Residual connections are a key architectural feature that significantly improve deep learning models, particularly in deep neural networks. They address the problem of vanishing gradients, which can occur as the model gets deeper. In simpler terms, as the number of layers in a neural network increases, the gradients used during training can become very small. This makes it difficult for the model to learn effectively. Residual connections help combat this issue by allowing gradients to flow through the network more easily, making it easier to train deeper models without performance degradation.
The main idea behind residual connections is to skip one or more layers in a network during the forward pass and the backward pass. Instead of learning the output directly, the network learns the difference between the input and the output, or the "residual." This can be expressed mathematically as ( H(x) = F(x) + x ), where ( H(x) ) is the desired output, ( F(x) ) is the transformation performed by the layers, and ( x ) is the input. By focusing on learning the residual, the network can more easily adjust the weights to improve performance, facilitating better learning in deeper architectures.
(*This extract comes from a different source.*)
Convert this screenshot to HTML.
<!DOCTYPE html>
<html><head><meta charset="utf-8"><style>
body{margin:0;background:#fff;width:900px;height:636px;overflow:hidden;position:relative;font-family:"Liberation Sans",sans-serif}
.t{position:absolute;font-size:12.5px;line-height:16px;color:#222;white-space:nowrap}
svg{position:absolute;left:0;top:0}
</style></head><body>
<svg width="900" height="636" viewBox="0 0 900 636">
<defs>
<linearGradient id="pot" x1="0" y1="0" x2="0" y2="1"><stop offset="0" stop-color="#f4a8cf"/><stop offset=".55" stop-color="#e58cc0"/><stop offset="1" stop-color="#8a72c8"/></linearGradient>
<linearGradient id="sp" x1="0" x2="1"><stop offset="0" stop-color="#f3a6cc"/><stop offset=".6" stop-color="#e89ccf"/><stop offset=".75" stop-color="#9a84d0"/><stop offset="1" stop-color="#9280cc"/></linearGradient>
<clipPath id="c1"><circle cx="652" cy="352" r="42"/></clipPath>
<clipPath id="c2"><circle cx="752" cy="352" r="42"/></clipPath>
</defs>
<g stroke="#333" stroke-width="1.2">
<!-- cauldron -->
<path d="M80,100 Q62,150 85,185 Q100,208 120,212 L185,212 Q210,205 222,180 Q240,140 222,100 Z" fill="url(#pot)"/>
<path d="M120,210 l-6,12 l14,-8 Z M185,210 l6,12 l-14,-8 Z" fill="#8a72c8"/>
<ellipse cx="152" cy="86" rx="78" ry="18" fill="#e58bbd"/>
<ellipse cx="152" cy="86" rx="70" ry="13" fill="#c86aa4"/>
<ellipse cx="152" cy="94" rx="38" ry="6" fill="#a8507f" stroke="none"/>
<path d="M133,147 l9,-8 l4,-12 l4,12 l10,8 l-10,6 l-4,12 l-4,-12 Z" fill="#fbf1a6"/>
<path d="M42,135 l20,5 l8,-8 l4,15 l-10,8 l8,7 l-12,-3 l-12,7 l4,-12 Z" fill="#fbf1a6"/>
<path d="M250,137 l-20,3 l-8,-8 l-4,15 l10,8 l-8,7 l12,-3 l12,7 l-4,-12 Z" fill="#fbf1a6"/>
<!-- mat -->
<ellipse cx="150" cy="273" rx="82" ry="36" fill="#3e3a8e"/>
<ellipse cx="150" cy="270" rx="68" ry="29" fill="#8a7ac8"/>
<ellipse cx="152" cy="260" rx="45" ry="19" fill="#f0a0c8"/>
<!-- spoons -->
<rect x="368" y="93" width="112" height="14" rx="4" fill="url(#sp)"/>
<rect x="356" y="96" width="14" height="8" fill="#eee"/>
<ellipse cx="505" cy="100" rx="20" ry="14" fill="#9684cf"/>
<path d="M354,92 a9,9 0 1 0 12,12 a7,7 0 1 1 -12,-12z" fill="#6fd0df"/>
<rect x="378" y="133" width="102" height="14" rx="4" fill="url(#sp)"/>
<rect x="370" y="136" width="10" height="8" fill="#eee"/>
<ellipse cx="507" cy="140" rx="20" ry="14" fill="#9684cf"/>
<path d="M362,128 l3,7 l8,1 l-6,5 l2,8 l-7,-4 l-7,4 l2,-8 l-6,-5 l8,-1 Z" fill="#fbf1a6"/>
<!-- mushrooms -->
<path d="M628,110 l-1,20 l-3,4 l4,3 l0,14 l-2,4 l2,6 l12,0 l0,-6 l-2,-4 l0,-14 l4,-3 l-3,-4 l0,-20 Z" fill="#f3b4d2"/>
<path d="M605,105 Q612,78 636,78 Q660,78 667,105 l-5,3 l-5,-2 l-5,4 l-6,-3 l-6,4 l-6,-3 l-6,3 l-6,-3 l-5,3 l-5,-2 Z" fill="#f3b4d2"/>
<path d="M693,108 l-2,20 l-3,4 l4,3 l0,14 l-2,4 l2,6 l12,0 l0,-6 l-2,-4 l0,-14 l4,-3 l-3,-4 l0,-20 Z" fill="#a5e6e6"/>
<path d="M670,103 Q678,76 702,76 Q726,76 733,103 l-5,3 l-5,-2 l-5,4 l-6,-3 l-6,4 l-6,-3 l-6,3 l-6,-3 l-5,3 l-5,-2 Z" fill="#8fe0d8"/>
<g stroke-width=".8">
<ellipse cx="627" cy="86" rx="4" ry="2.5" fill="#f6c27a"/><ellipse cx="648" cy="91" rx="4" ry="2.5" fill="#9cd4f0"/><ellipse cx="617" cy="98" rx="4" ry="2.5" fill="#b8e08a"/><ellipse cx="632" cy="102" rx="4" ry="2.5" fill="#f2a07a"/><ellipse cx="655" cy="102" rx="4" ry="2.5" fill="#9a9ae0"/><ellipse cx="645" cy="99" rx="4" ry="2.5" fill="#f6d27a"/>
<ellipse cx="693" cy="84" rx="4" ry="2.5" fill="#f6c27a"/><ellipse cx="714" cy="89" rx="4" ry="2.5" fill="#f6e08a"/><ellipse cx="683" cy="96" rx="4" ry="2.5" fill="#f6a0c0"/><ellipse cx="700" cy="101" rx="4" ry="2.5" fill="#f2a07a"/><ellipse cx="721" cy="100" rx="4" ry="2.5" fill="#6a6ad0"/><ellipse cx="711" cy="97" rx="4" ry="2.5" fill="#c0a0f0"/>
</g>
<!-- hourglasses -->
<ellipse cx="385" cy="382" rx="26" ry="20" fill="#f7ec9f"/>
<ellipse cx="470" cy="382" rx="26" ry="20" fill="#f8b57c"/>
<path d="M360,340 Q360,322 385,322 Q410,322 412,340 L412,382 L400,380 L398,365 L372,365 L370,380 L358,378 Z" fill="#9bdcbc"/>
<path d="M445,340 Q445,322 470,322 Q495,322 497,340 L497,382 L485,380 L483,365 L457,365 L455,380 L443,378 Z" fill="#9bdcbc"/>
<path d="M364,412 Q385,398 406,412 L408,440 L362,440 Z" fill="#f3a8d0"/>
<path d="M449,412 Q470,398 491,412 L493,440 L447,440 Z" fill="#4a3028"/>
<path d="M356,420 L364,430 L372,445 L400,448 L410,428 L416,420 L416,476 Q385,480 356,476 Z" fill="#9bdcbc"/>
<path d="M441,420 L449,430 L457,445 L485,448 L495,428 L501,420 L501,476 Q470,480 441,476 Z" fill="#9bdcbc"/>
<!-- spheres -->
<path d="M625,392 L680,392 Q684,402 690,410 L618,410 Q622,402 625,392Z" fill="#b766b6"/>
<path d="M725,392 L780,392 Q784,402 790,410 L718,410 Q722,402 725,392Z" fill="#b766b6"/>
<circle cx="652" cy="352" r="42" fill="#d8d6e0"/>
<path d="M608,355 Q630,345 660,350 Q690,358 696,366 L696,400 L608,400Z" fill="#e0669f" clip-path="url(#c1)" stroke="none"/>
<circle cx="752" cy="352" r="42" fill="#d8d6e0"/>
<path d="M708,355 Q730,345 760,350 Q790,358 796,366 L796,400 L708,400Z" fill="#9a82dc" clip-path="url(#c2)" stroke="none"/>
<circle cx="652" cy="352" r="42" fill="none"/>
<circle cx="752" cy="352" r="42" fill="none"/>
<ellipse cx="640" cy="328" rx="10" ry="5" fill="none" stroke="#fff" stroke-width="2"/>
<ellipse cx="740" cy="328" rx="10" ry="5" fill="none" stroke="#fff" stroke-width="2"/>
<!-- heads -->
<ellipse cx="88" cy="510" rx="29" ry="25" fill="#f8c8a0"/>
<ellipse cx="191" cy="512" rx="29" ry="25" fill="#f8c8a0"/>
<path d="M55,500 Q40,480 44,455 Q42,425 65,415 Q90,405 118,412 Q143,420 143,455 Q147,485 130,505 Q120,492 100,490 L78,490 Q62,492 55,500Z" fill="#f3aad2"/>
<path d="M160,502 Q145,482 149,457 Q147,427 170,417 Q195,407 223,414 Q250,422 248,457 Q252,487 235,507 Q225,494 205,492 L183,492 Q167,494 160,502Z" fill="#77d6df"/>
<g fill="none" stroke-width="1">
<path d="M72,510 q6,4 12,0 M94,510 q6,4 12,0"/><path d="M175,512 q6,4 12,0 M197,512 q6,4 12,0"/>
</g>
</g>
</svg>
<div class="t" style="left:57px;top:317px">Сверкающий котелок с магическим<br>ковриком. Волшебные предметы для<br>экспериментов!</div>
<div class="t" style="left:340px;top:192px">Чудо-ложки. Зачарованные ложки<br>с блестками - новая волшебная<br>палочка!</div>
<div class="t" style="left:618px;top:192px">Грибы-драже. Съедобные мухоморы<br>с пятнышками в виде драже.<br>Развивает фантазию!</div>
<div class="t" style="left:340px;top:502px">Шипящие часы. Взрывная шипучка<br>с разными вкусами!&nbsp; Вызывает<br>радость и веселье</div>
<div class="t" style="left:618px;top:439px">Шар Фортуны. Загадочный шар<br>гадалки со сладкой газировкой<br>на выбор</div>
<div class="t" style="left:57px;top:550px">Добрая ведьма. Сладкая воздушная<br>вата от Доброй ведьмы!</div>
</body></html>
For example, in ResNet (Residual Networks), which is widely used in image classification tasks, residual connections enable the construction of very deep architectures, such as those with hundreds of layers. These networks have shown remarkable success in benchmarks because they effectively manage to maintain performance as depth increases. By allowing gradients to flow through the network without diminishing, residual connections lead to faster convergence during training and better generalization on unseen data, ultimately resulting in models that are both efficient and powerful.